Numa manifestação de força da comunidade — calcula-se que existam cinco milhões de muçulmanos em França, representando oito por cento da população — jovens muçulmanas manifestaram-se no passado dia 17 de Janeiro em Paris, reivindicando o direito a usar o véu.
Muhammad Habib, o "número dois" da influente Irmandada Muçulmana, criada por Hassan al-Banna no Egipto, alertou hoje que a adopção da lei "terá consequências negativas na atitude dos povos árabes e muçulmanos para com a França e o Governo francês". O líder sublinhou ainda que "o uso do véu é uma obrigação islâmica" e recordou que Paris até é bem visto no mundo árabe, principalmente "no que toca à causa palestiniana".

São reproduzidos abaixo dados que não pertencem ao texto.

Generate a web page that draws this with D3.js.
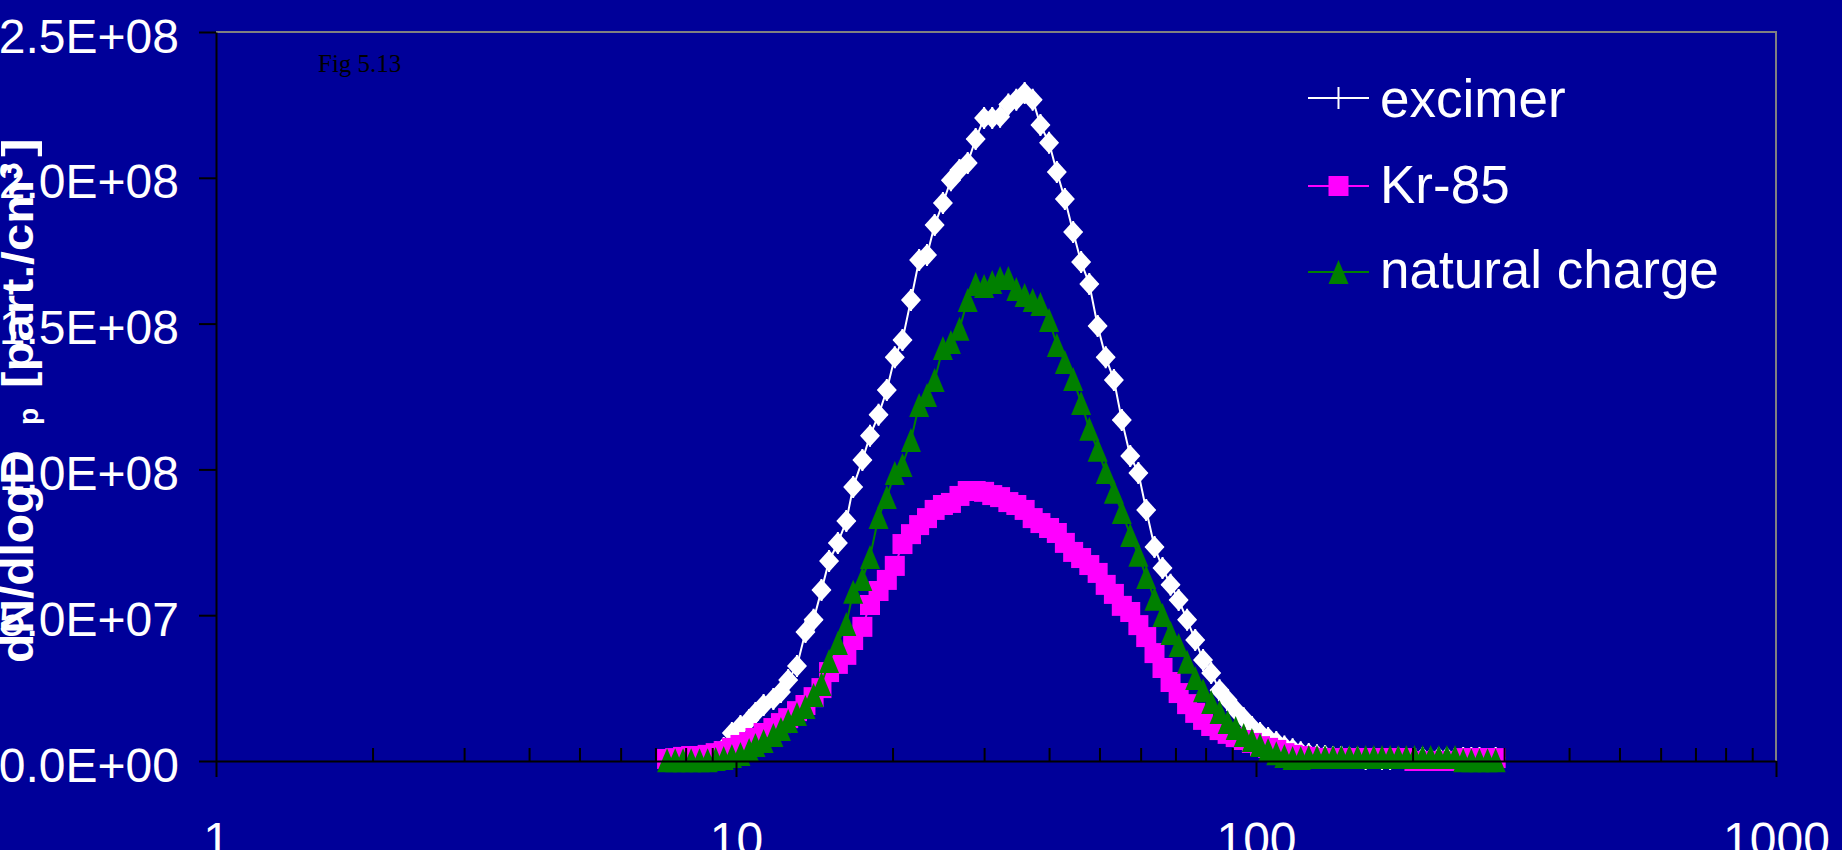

O debate sobre o uso de símbolos religiosos nas escolas públicas francesas surgiu após o caso de uma menina que pretendia manter o véu islâmico durante as aulas. Os defensores da proibição — o Governo, excluindo os ministros da Educação e do Interior, a direita, os socialistas e a generalidade dos sindicatos ligados à educação — consideram que tais símbolos promovem atitudes religiosas extremistas, enquanto os opositores — entre os quais estão as diferentes confissões religiosas, grande parte da esquerda e as associações que combatem a discriminação e defendem os direitos humanos — temem que surjam reacções radicais na sequência da interdição.
De acordo com várias sondagens efectuadas a propósito deste debate, a maioria dos franceses apoia a interdição de símbolos religiosos nas escolas públicas, mas os líderes das comunidades muçulmana, judaica e cristã já manifestaram a sua oposição.